• **Set task**:
Write out the listing below in full and exactly, leaving out every picture.

• **Data block**:
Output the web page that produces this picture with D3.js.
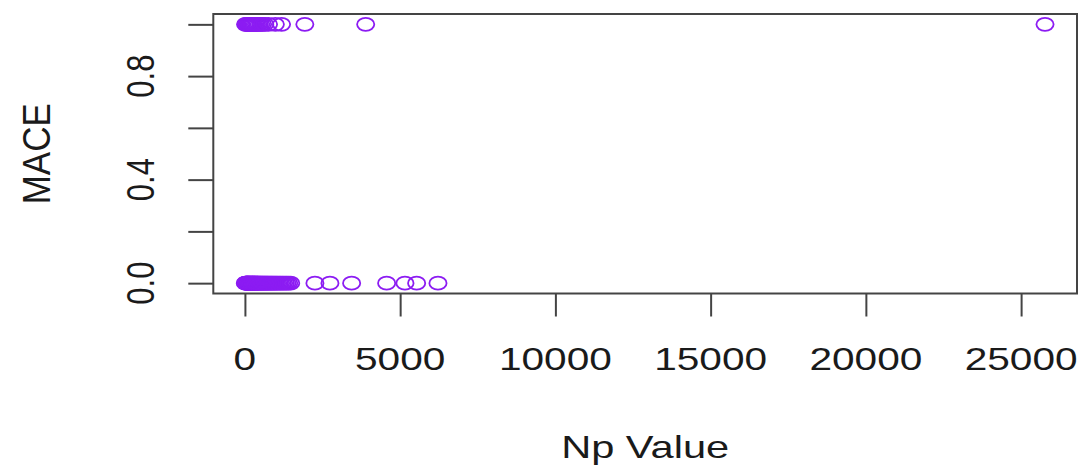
<!DOCTYPE html>
<html>
<head>
<meta charset="utf-8">
<script src="https://cdn.jsdelivr.net/npm/d3@7"></script>
<style>
  html, body { margin: 0; padding: 0; background: #fff; }
  svg { display: block; }
  text { font-family: "Liberation Sans", Arial, Helvetica, sans-serif; fill: #1a1a1a; }
</style>
</head>
<body>
<svg id="chart" width="1086" height="470"></svg>
<script>
// Np values for patients without an event (MACE = 0)
const npNoEvent = [12, 25, 38, 45, 58, 66, 74, 85, 93, 104, 115, 122, 136, 148, 157, 169, 180, 194,
  205, 218, 231, 246, 259, 272, 288, 301, 317, 335, 352, 368, 386, 405, 421, 440, 462, 485, 503,
  528, 551, 576, 602, 630, 655, 683, 712, 740, 771, 805, 838, 870, 905, 942, 980, 1018, 1060,
  1105, 1150, 1198, 1247, 1300, 1352, 1410, 1475, 2255, 2738, 3437, 4565, 5155, 5531, 6218];
// Np values for patients with an event (MACE = 1)
const npEvent = [20, 48, 75, 102, 130, 158, 190, 222, 255, 290, 330, 372, 415, 460, 512, 570,
  640, 760, 980, 1180, 1930, 3890, 25770];

const xTicks = [0, 5000, 10000, 15000, 20000, 25000];
const yTicks = [0, 0.2, 0.4, 0.6, 0.8, 1.0];
const yTickLabels = ["0.0", "", "0.4", "", "0.8", ""];

const points = [
  ...npNoEvent.map(v => ({ x: v, y: 0 })),
  ...npEvent.map(v => ({ x: v, y: 1 }))
];

const box = { left: 213.3, right: 1077, top: 14, bottom: 293.5 };
const axisColor = "#444";
const pointColor = "#8c1cf2";

// base-graphics style 4% padding around the data range
const [xmin, xmax] = d3.extent(points, d => d.x);
const xpad = (xmax - xmin) * 0.04;
const x = d3.scaleLinear().domain([xmin - xpad, xmax + xpad]).range([box.left, box.right]);
const y = d3.scaleLinear().domain([-0.04, 1.04]).range([box.bottom, box.top]);

const svg = d3.select("#chart");

// points
svg.append("g")
  .selectAll("ellipse")
  .data(points)
  .join("ellipse")
  .attr("cx", d => x(d.x))
  .attr("cy", d => y(d.y))
  .attr("rx", 8.6)
  .attr("ry", 6.5)
  .attr("fill", "none")
  .attr("stroke", pointColor)
  .attr("stroke-width", 1.8);

// plot frame
svg.append("rect")
  .attr("x", box.left).attr("y", box.top)
  .attr("width", box.right - box.left).attr("height", box.bottom - box.top)
  .attr("fill", "none").attr("stroke", axisColor).attr("stroke-width", 2);

// x axis
const xAxis = d3.axisBottom(x).tickValues(xTicks).tickSize(23).tickFormat("");
const gx = svg.append("g").attr("transform", `translate(0,${box.bottom})`).call(xAxis);
gx.select(".domain").remove();
gx.selectAll(".tick line").attr("stroke", axisColor).attr("stroke-width", 2);

svg.append("g").selectAll("text")
  .data(xTicks)
  .join("text")
  .attr("transform", d => `translate(${x(d)},370) scale(1.27,1)`)
  .attr("text-anchor", "middle")
  .attr("font-size", 32)
  .text(d => d3.format("d")(d));

// y axis
const yAxis = d3.axisLeft(y).tickValues(yTicks).tickSize(25).tickFormat("");
const gy = svg.append("g").attr("transform", `translate(${box.left},0)`).call(yAxis);
gy.select(".domain").remove();
gy.selectAll(".tick line").attr("stroke", axisColor).attr("stroke-width", 2);

svg.append("g").selectAll("text")
  .data(yTicks.map((v, i) => ({ v, label: yTickLabels[i] })).filter(d => d.label))
  .join("text")
  .attr("transform", d => `translate(153.5,${y(d.v)}) rotate(-90) scale(1,1.25)`)
  .attr("text-anchor", "middle")
  .attr("font-size", 31)
  .text(d => d.label);

// axis titles
svg.append("text")
  .attr("transform", `translate(${(box.left + box.right) / 2},458) scale(1.3,1)`)
  .attr("text-anchor", "middle")
  .attr("font-size", 32)
  .text("Np Value");

svg.append("text")
  .attr("transform", `translate(50,${(box.top + box.bottom) / 2}) rotate(-90) scale(1,1.12)`)
  .attr("text-anchor", "middle")
  .attr("font-size", 35)
  .text("MACE");
</script>
</body>
</html>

• **Task answer**:
Output the web page that produces this picture with D3.js.
<!DOCTYPE html>
<html>
<head>
<meta charset="utf-8">
<script src="https://cdn.jsdelivr.net/npm/d3@7"></script>
<style>
  html, body { margin: 0; padding: 0; background: #fff; }
  svg { display: block; }
  text { font-family: "Liberation Sans", Arial, Helvetica, sans-serif; fill: #1a1a1a; }
</style>
</head>
<body>
<svg id="chart" width="1086" height="470"></svg>
<script>
// Np values for patients without an event (MACE = 0)
const npNoEvent = [12, 25, 38, 45, 58, 66, 74, 85, 93, 104, 115, 122, 136, 148, 157, 169, 180, 194,
  205, 218, 231, 246, 259, 272, 288, 301, 317, 335, 352, 368, 386, 405, 421, 440, 462, 485, 503,
  528, 551, 576, 602, 630, 655, 683, 712, 740, 771, 805, 838, 870, 905, 942, 980, 1018, 1060,
  1105, 1150, 1198, 1247, 1300, 1352, 1410, 1475, 2255, 2738, 3437, 4565, 5155, 5531, 6218];
// Np values for patients with an event (MACE = 1)
const npEvent = [20, 48, 75, 102, 130, 158, 190, 222, 255, 290, 330, 372, 415, 460, 512, 570,
  640, 760, 980, 1180, 1930, 3890, 25770];

const xTicks = [0, 5000, 10000, 15000, 20000, 25000];
const yTicks = [0, 0.2, 0.4, 0.6, 0.8, 1.0];
const yTickLabels = ["0.0", "", "0.4", "", "0.8", ""];

const points = [
  ...npNoEvent.map(v => ({ x: v, y: 0 })),
  ...npEvent.map(v => ({ x: v, y: 1 }))
];

const box = { left: 213.3, right: 1077, top: 14, bottom: 293.5 };
const axisColor = "#444";
const pointColor = "#8c1cf2";

// base-graphics style 4% padding around the data range
const [xmin, xmax] = d3.extent(points, d => d.x);
const xpad = (xmax - xmin) * 0.04;
const x = d3.scaleLinear().domain([xmin - xpad, xmax + xpad]).range([box.left, box.right]);
const y = d3.scaleLinear().domain([-0.04, 1.04]).range([box.bottom, box.top]);

const svg = d3.select("#chart");

// points
svg.append("g")
  .selectAll("ellipse")
  .data(points)
  .join("ellipse")
  .attr("cx", d => x(d.x))
  .attr("cy", d => y(d.y))
  .attr("rx", 8.6)
  .attr("ry", 6.5)
  .attr("fill", "none")
  .attr("stroke", pointColor)
  .attr("stroke-width", 1.8);

// plot frame
svg.append("rect")
  .attr("x", box.left).attr("y", box.top)
  .attr("width", box.right - box.left).attr("height", box.bottom - box.top)
  .attr("fill", "none").attr("stroke", axisColor).attr("stroke-width", 2);

// x axis
const xAxis = d3.axisBottom(x).tickValues(xTicks).tickSize(23).tickFormat("");
const gx = svg.append("g").attr("transform", `translate(0,${box.bottom})`).call(xAxis);
gx.select(".domain").remove();
gx.selectAll(".tick line").attr("stroke", axisColor).attr("stroke-width", 2);

svg.append("g").selectAll("text")
  .data(xTicks)
  .join("text")
  .attr("transform", d => `translate(${x(d)},370) scale(1.27,1)`)
  .attr("text-anchor", "middle")
  .attr("font-size", 32)
  .text(d => d3.format("d")(d));

// y axis
const yAxis = d3.axisLeft(y).tickValues(yTicks).tickSize(25).tickFormat("");
const gy = svg.append("g").attr("transform", `translate(${box.left},0)`).call(yAxis);
gy.select(".domain").remove();
gy.selectAll(".tick line").attr("stroke", axisColor).attr("stroke-width", 2);

svg.append("g").selectAll("text")
  .data(yTicks.map((v, i) => ({ v, label: yTickLabels[i] })).filter(d => d.label))
  .join("text")
  .attr("transform", d => `translate(153.5,${y(d.v)}) rotate(-90) scale(1,1.25)`)
  .attr("text-anchor", "middle")
  .attr("font-size", 31)
  .text(d => d.label);

// axis titles
svg.append("text")
  .attr("transform", `translate(${(box.left + box.right) / 2},458) scale(1.3,1)`)
  .attr("text-anchor", "middle")
  .attr("font-size", 32)
  .text("Np Value");

svg.append("text")
  .attr("transform", `translate(50,${(box.top + box.bottom) / 2}) rotate(-90) scale(1,1.12)`)
  .attr("text-anchor", "middle")
  .attr("font-size", 35)
  .text("MACE");
</script>
</body>
</html>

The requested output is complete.